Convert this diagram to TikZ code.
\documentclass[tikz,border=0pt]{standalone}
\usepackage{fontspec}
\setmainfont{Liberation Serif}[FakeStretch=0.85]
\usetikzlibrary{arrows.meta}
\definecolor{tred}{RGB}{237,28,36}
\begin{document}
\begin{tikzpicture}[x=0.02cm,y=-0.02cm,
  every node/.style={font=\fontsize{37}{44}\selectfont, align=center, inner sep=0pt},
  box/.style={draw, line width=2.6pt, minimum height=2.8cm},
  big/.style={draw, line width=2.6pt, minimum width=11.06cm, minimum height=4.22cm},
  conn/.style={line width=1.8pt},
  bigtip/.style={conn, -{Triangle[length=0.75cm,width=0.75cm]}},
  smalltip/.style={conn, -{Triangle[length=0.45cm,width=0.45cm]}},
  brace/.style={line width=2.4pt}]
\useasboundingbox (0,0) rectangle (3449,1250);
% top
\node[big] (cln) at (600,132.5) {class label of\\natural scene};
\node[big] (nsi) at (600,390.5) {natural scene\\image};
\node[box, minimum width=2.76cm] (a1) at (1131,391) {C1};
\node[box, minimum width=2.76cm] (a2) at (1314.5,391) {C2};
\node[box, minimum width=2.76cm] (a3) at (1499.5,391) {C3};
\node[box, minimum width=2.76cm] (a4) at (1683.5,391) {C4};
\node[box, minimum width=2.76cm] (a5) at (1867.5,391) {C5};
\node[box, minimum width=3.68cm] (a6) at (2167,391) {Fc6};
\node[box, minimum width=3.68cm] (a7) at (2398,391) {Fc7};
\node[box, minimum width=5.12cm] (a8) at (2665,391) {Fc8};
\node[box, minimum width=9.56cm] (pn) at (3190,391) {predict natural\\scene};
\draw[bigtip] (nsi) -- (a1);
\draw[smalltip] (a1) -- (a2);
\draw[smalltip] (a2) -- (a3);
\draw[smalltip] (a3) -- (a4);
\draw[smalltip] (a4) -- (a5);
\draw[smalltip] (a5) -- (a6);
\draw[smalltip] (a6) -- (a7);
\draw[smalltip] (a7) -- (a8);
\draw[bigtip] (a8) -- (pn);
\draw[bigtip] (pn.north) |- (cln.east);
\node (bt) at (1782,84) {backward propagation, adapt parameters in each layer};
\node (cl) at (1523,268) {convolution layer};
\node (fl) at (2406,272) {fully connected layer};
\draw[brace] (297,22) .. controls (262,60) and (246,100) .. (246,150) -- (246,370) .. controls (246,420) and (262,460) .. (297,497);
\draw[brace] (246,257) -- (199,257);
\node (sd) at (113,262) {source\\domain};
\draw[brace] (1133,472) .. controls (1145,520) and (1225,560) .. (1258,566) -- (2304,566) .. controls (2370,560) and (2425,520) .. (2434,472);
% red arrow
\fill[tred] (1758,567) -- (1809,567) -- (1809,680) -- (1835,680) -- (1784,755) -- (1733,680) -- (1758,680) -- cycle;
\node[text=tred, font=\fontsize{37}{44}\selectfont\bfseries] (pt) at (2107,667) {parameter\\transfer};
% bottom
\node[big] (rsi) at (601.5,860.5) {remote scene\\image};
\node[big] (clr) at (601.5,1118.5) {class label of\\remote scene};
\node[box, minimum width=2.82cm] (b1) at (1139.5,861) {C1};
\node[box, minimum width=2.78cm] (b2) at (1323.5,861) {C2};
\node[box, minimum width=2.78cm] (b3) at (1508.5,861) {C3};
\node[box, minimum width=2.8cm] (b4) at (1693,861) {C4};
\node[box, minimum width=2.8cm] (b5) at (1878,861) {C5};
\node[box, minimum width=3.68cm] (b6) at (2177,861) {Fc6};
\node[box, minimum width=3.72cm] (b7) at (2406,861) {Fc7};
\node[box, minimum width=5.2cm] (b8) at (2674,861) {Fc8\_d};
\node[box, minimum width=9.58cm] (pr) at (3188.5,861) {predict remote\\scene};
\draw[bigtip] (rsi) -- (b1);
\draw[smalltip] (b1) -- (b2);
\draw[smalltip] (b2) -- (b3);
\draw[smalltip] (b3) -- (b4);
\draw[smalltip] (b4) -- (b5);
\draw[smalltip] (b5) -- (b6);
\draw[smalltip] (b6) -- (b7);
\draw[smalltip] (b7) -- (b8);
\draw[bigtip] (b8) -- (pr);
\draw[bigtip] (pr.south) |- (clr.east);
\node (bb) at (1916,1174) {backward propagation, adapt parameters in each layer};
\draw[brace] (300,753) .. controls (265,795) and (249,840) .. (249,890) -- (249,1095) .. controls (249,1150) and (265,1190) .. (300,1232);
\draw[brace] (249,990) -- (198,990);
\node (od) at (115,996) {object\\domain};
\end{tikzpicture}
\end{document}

━━━━━━━━

Write out all the lines again, exactly as they are.

Convert this diagram to TikZ code.
\documentclass[tikz,border=0pt]{standalone}
\usepackage{fontspec}
\setmainfont{Liberation Serif}[FakeStretch=0.85]
\usetikzlibrary{arrows.meta}
\definecolor{tred}{RGB}{237,28,36}
\begin{document}
\begin{tikzpicture}[x=0.02cm,y=-0.02cm,
  every node/.style={font=\fontsize{37}{44}\selectfont, align=center, inner sep=0pt},
  box/.style={draw, line width=2.6pt, minimum height=2.8cm},
  big/.style={draw, line width=2.6pt, minimum width=11.06cm, minimum height=4.22cm},
  conn/.style={line width=1.8pt},
  bigtip/.style={conn, -{Triangle[length=0.75cm,width=0.75cm]}},
  smalltip/.style={conn, -{Triangle[length=0.45cm,width=0.45cm]}},
  brace/.style={line width=2.4pt}]
\useasboundingbox (0,0) rectangle (3449,1250);
% top
\node[big] (cln) at (600,132.5) {class label of\\natural scene};
\node[big] (nsi) at (600,390.5) {natural scene\\image};
\node[box, minimum width=2.76cm] (a1) at (1131,391) {C1};
\node[box, minimum width=2.76cm] (a2) at (1314.5,391) {C2};
\node[box, minimum width=2.76cm] (a3) at (1499.5,391) {C3};
\node[box, minimum width=2.76cm] (a4) at (1683.5,391) {C4};
\node[box, minimum width=2.76cm] (a5) at (1867.5,391) {C5};
\node[box, minimum width=3.68cm] (a6) at (2167,391) {Fc6};
\node[box, minimum width=3.68cm] (a7) at (2398,391) {Fc7};
\node[box, minimum width=5.12cm] (a8) at (2665,391) {Fc8};
\node[box, minimum width=9.56cm] (pn) at (3190,391) {predict natural\\scene};
\draw[bigtip] (nsi) -- (a1);
\draw[smalltip] (a1) -- (a2);
\draw[smalltip] (a2) -- (a3);
\draw[smalltip] (a3) -- (a4);
\draw[smalltip] (a4) -- (a5);
\draw[smalltip] (a5) -- (a6);
\draw[smalltip] (a6) -- (a7);
\draw[smalltip] (a7) -- (a8);
\draw[bigtip] (a8) -- (pn);
\draw[bigtip] (pn.north) |- (cln.east);
\node (bt) at (1782,84) {backward propagation, adapt parameters in each layer};
\node (cl) at (1523,268) {convolution layer};
\node (fl) at (2406,272) {fully connected layer};
\draw[brace] (297,22) .. controls (262,60) and (246,100) .. (246,150) -- (246,370) .. controls (246,420) and (262,460) .. (297,497);
\draw[brace] (246,257) -- (199,257);
\node (sd) at (113,262) {source\\domain};
\draw[brace] (1133,472) .. controls (1145,520) and (1225,560) .. (1258,566) -- (2304,566) .. controls (2370,560) and (2425,520) .. (2434,472);
% red arrow
\fill[tred] (1758,567) -- (1809,567) -- (1809,680) -- (1835,680) -- (1784,755) -- (1733,680) -- (1758,680) -- cycle;
\node[text=tred, font=\fontsize{37}{44}\selectfont\bfseries] (pt) at (2107,667) {parameter\\transfer};
% bottom
\node[big] (rsi) at (601.5,860.5) {remote scene\\image};
\node[big] (clr) at (601.5,1118.5) {class label of\\remote scene};
\node[box, minimum width=2.82cm] (b1) at (1139.5,861) {C1};
\node[box, minimum width=2.78cm] (b2) at (1323.5,861) {C2};
\node[box, minimum width=2.78cm] (b3) at (1508.5,861) {C3};
\node[box, minimum width=2.8cm] (b4) at (1693,861) {C4};
\node[box, minimum width=2.8cm] (b5) at (1878,861) {C5};
\node[box, minimum width=3.68cm] (b6) at (2177,861) {Fc6};
\node[box, minimum width=3.72cm] (b7) at (2406,861) {Fc7};
\node[box, minimum width=5.2cm] (b8) at (2674,861) {Fc8\_d};
\node[box, minimum width=9.58cm] (pr) at (3188.5,861) {predict remote\\scene};
\draw[bigtip] (rsi) -- (b1);
\draw[smalltip] (b1) -- (b2);
\draw[smalltip] (b2) -- (b3);
\draw[smalltip] (b3) -- (b4);
\draw[smalltip] (b4) -- (b5);
\draw[smalltip] (b5) -- (b6);
\draw[smalltip] (b6) -- (b7);
\draw[smalltip] (b7) -- (b8);
\draw[bigtip] (b8) -- (pr);
\draw[bigtip] (pr.south) |- (clr.east);
\node (bb) at (1916,1174) {backward propagation, adapt parameters in each layer};
\draw[brace] (300,753) .. controls (265,795) and (249,840) .. (249,890) -- (249,1095) .. controls (249,1150) and (265,1190) .. (300,1232);
\draw[brace] (249,990) -- (198,990);
\node (od) at (115,996) {object\\domain};
\end{tikzpicture}
\end{document}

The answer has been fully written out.